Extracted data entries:
+++

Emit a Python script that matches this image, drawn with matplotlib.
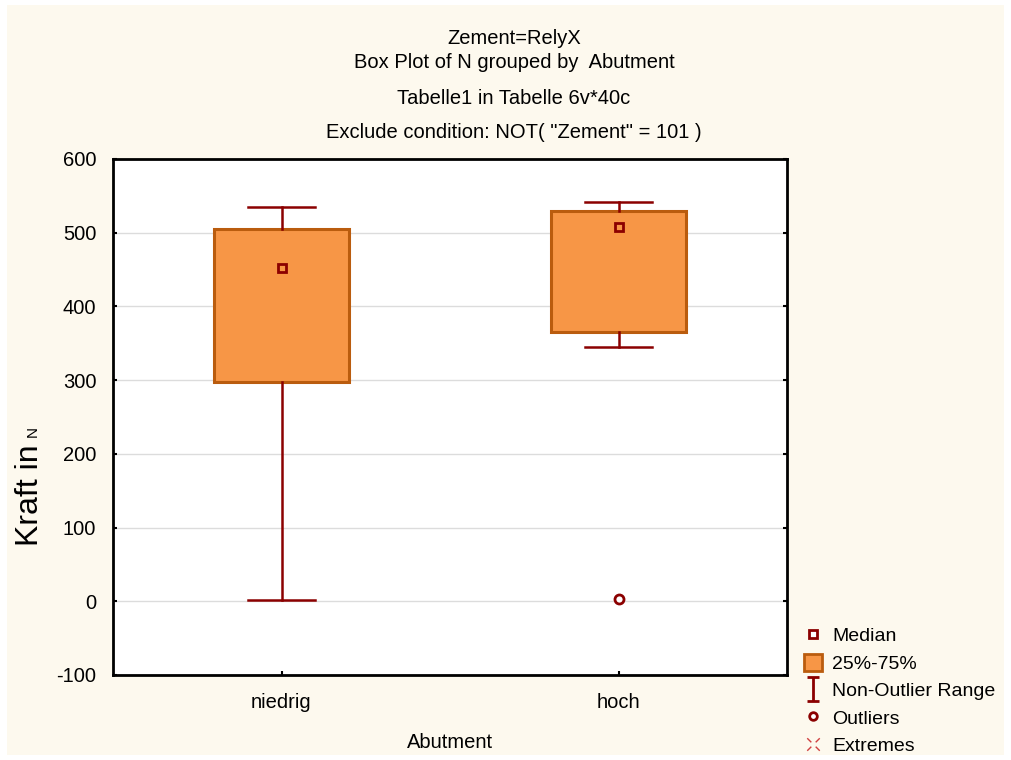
import numpy as np
import matplotlib.pyplot as plt
from matplotlib.path import Path
from matplotlib.patches import Patch, Rectangle
from matplotlib.lines import Line2D

plt.rcParams['font.family'] = ['Liberation Sans', 'DejaVu Sans']
plt.rcParams['axes.unicode_minus'] = False

# values
groups = ["niedrig", "hoch"]
q1 = [297, 365]
q3 = [505, 530]
medians = [452, 508]
whisker_low = [2, 345]
whisker_high = [535, 542]
outliers = [[], [3]]

title_lines = ["Zement=RelyX", "Box Plot of N grouped by  Abutment",
               "Tabelle1 in Tabelle 6v*40c",
               'Exclude condition: NOT( "Zement" = 101 )']

cream = "#FDF9EE"
box_face = "#F79646"
box_edge = "#BA5C0E"
dark_red = "#8B0000"

fig = plt.figure(figsize=(10.11, 7.6), dpi=100, facecolor="white")
fig.patches.append(Rectangle((7 / 1011, 5 / 760), 997 / 1011, 750 / 760,
                             transform=fig.transFigure, facecolor=cream,
                             edgecolor="none", zorder=-10))
ax = fig.add_axes([113 / 1011, 85 / 760, 674 / 1011, 516 / 760])
ax.set_facecolor("white")

positions = np.arange(1, len(groups) + 1)
stats = []
for i, g in enumerate(groups):
    stats.append(dict(label=g, q1=q1[i], q3=q3[i], med=medians[i],
                      whislo=whisker_low[i], whishi=whisker_high[i],
                      fliers=outliers[i]))

ax.bxp(stats, positions=positions, widths=0.4, capwidths=0.2,
       patch_artist=True, showfliers=True,
       boxprops=dict(facecolor=box_face, edgecolor=box_edge, linewidth=2.2),
       whiskerprops=dict(color=dark_red, linewidth=1.8),
       capprops=dict(color=dark_red, linewidth=1.8),
       medianprops=dict(linewidth=0),
       flierprops=dict(marker="o", markersize=6.5, markerfacecolor="white",
                       markeredgecolor=dark_red, markeredgewidth=2),
       zorder=3)
ax.plot(positions, medians, linestyle="none", marker="s", markersize=6,
        markerfacecolor=box_face, markeredgecolor=dark_red,
        markeredgewidth=2, zorder=5)

ax.set_xlim(0.5, 2.5)
ax.set_ylim(-100, 600)
ax.set_yticks(np.arange(-100, 601, 100))
ax.set_xticks(positions)
ax.set_xticklabels(groups)
ax.yaxis.grid(True, color="#DCDCDC", linewidth=1)
ax.set_axisbelow(True)
for s in ax.spines.values():
    s.set_linewidth(2)
    s.set_color("black")
ax.tick_params(axis="both", direction="in", length=3, width=1.5,
               labelsize=14.5)
ax.tick_params(axis="x", pad=13)
ax.tick_params(axis="y", right=True, pad=12)
ax.set_xlabel("Abutment", fontsize=14.5, labelpad=15)

# y label: big "Kraft in" with a small "N"
fig.text(30 / 1011, 1 - 495 / 760, "Kraft in", rotation=90, fontsize=23,
         ha="center", va="center")
fig.text(33 / 1011, 1 - 431 / 760, "N", rotation=90, fontsize=11,
         ha="center", va="center")

title_y = [38, 62, 98, 132]
for t, y in zip(title_lines, title_y):
    fig.text(514 / 1011, 1 - y / 760, t, fontsize=14.5, ha="center",
             va="center")

# legend
ibeam = Path([(-0.5, 1), (0.5, 1), (0, 1), (0, -1), (-0.5, -1), (0.5, -1)],
             [Path.MOVETO, Path.LINETO, Path.MOVETO, Path.LINETO,
              Path.MOVETO, Path.LINETO])
xmark = Path([(-1, 1), (-0.35, 0.35), (1, 1), (0.35, 0.35),
              (-1, -1), (-0.35, -0.35), (1, -1), (0.35, -0.35)],
             [Path.MOVETO, Path.LINETO] * 4)
handles = [
    Line2D([], [], linestyle="none", marker="s", markersize=6,
           markerfacecolor="white", markeredgecolor=dark_red,
           markeredgewidth=2),
    Patch(facecolor=box_face, edgecolor=box_edge, linewidth=2),
    Line2D([], [], linestyle="none", marker=ibeam, markersize=17,
           markeredgecolor=dark_red, markeredgewidth=2),
    Line2D([], [], linestyle="none", marker="o", markersize=5.5,
           markerfacecolor="white", markeredgecolor=dark_red,
           markeredgewidth=2),
    Line2D([], [], linestyle="none", marker=xmark, markersize=9,
           markeredgecolor="#D04040", markeredgewidth=1),
]
labels = ["Median", "25%-75%", "Non-Outlier Range", "Outliers", "Extremes"]
fig.legend(handles, labels, loc="upper left",
           bbox_to_anchor=(804 / 1011, 1 - 626 / 760), frameon=False,
           fontsize=14, handlelength=0.9, handleheight=1.0,
           handletextpad=0.55, labelspacing=0.42, borderpad=0,
           borderaxespad=0)

fig.savefig("out.png", dpi=100, facecolor=fig.get_facecolor())
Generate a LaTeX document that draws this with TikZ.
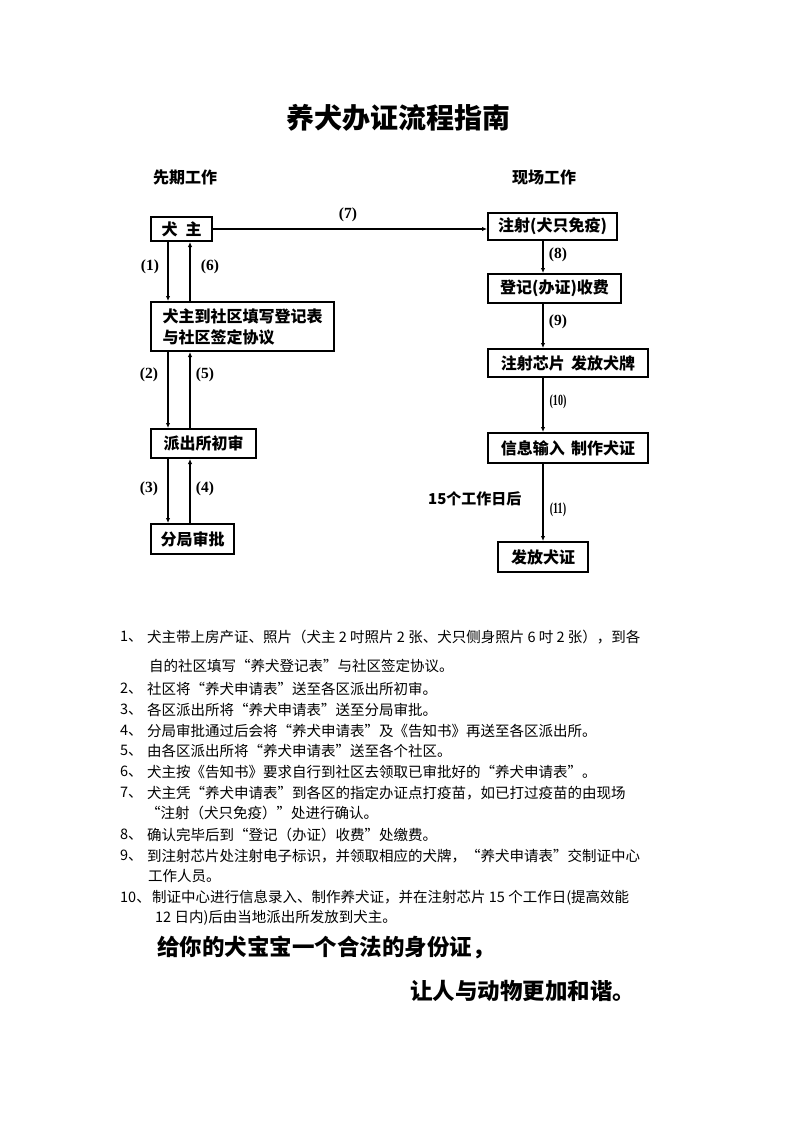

+++

* **Problem details**: The records above must be echoed exactly, minus their pictures.

* **The completed task**:
Emit a Python script that matches this image, drawn with matplotlib.
import numpy as np
import matplotlib.pyplot as plt
from matplotlib.path import Path
from matplotlib.patches import Patch, Rectangle
from matplotlib.lines import Line2D

plt.rcParams['font.family'] = ['Liberation Sans', 'DejaVu Sans']
plt.rcParams['axes.unicode_minus'] = False

# values
groups = ["niedrig", "hoch"]
q1 = [297, 365]
q3 = [505, 530]
medians = [452, 508]
whisker_low = [2, 345]
whisker_high = [535, 542]
outliers = [[], [3]]

title_lines = ["Zement=RelyX", "Box Plot of N grouped by  Abutment",
               "Tabelle1 in Tabelle 6v*40c",
               'Exclude condition: NOT( "Zement" = 101 )']

cream = "#FDF9EE"
box_face = "#F79646"
box_edge = "#BA5C0E"
dark_red = "#8B0000"

fig = plt.figure(figsize=(10.11, 7.6), dpi=100, facecolor="white")
fig.patches.append(Rectangle((7 / 1011, 5 / 760), 997 / 1011, 750 / 760,
                             transform=fig.transFigure, facecolor=cream,
                             edgecolor="none", zorder=-10))
ax = fig.add_axes([113 / 1011, 85 / 760, 674 / 1011, 516 / 760])
ax.set_facecolor("white")

positions = np.arange(1, len(groups) + 1)
stats = []
for i, g in enumerate(groups):
    stats.append(dict(label=g, q1=q1[i], q3=q3[i], med=medians[i],
                      whislo=whisker_low[i], whishi=whisker_high[i],
                      fliers=outliers[i]))

ax.bxp(stats, positions=positions, widths=0.4, capwidths=0.2,
       patch_artist=True, showfliers=True,
       boxprops=dict(facecolor=box_face, edgecolor=box_edge, linewidth=2.2),
       whiskerprops=dict(color=dark_red, linewidth=1.8),
       capprops=dict(color=dark_red, linewidth=1.8),
       medianprops=dict(linewidth=0),
       flierprops=dict(marker="o", markersize=6.5, markerfacecolor="white",
                       markeredgecolor=dark_red, markeredgewidth=2),
       zorder=3)
ax.plot(positions, medians, linestyle="none", marker="s", markersize=6,
        markerfacecolor=box_face, markeredgecolor=dark_red,
        markeredgewidth=2, zorder=5)

ax.set_xlim(0.5, 2.5)
ax.set_ylim(-100, 600)
ax.set_yticks(np.arange(-100, 601, 100))
ax.set_xticks(positions)
ax.set_xticklabels(groups)
ax.yaxis.grid(True, color="#DCDCDC", linewidth=1)
ax.set_axisbelow(True)
for s in ax.spines.values():
    s.set_linewidth(2)
    s.set_color("black")
ax.tick_params(axis="both", direction="in", length=3, width=1.5,
               labelsize=14.5)
ax.tick_params(axis="x", pad=13)
ax.tick_params(axis="y", right=True, pad=12)
ax.set_xlabel("Abutment", fontsize=14.5, labelpad=15)

# y label: big "Kraft in" with a small "N"
fig.text(30 / 1011, 1 - 495 / 760, "Kraft in", rotation=90, fontsize=23,
         ha="center", va="center")
fig.text(33 / 1011, 1 - 431 / 760, "N", rotation=90, fontsize=11,
         ha="center", va="center")

title_y = [38, 62, 98, 132]
for t, y in zip(title_lines, title_y):
    fig.text(514 / 1011, 1 - y / 760, t, fontsize=14.5, ha="center",
             va="center")

# legend
ibeam = Path([(-0.5, 1), (0.5, 1), (0, 1), (0, -1), (-0.5, -1), (0.5, -1)],
             [Path.MOVETO, Path.LINETO, Path.MOVETO, Path.LINETO,
              Path.MOVETO, Path.LINETO])
xmark = Path([(-1, 1), (-0.35, 0.35), (1, 1), (0.35, 0.35),
              (-1, -1), (-0.35, -0.35), (1, -1), (0.35, -0.35)],
             [Path.MOVETO, Path.LINETO] * 4)
handles = [
    Line2D([], [], linestyle="none", marker="s", markersize=6,
           markerfacecolor="white", markeredgecolor=dark_red,
           markeredgewidth=2),
    Patch(facecolor=box_face, edgecolor=box_edge, linewidth=2),
    Line2D([], [], linestyle="none", marker=ibeam, markersize=17,
           markeredgecolor=dark_red, markeredgewidth=2),
    Line2D([], [], linestyle="none", marker="o", markersize=5.5,
           markerfacecolor="white", markeredgecolor=dark_red,
           markeredgewidth=2),
    Line2D([], [], linestyle="none", marker=xmark, markersize=9,
           markeredgecolor="#D04040", markeredgewidth=1),
]
labels = ["Median", "25%-75%", "Non-Outlier Range", "Outliers", "Extremes"]
fig.legend(handles, labels, loc="upper left",
           bbox_to_anchor=(804 / 1011, 1 - 626 / 760), frameon=False,
           fontsize=14, handlelength=0.9, handleheight=1.0,
           handletextpad=0.55, labelspacing=0.42, borderpad=0,
           borderaxespad=0)

fig.savefig("out.png", dpi=100, facecolor=fig.get_facecolor())
Generate a LaTeX document that draws this with TikZ.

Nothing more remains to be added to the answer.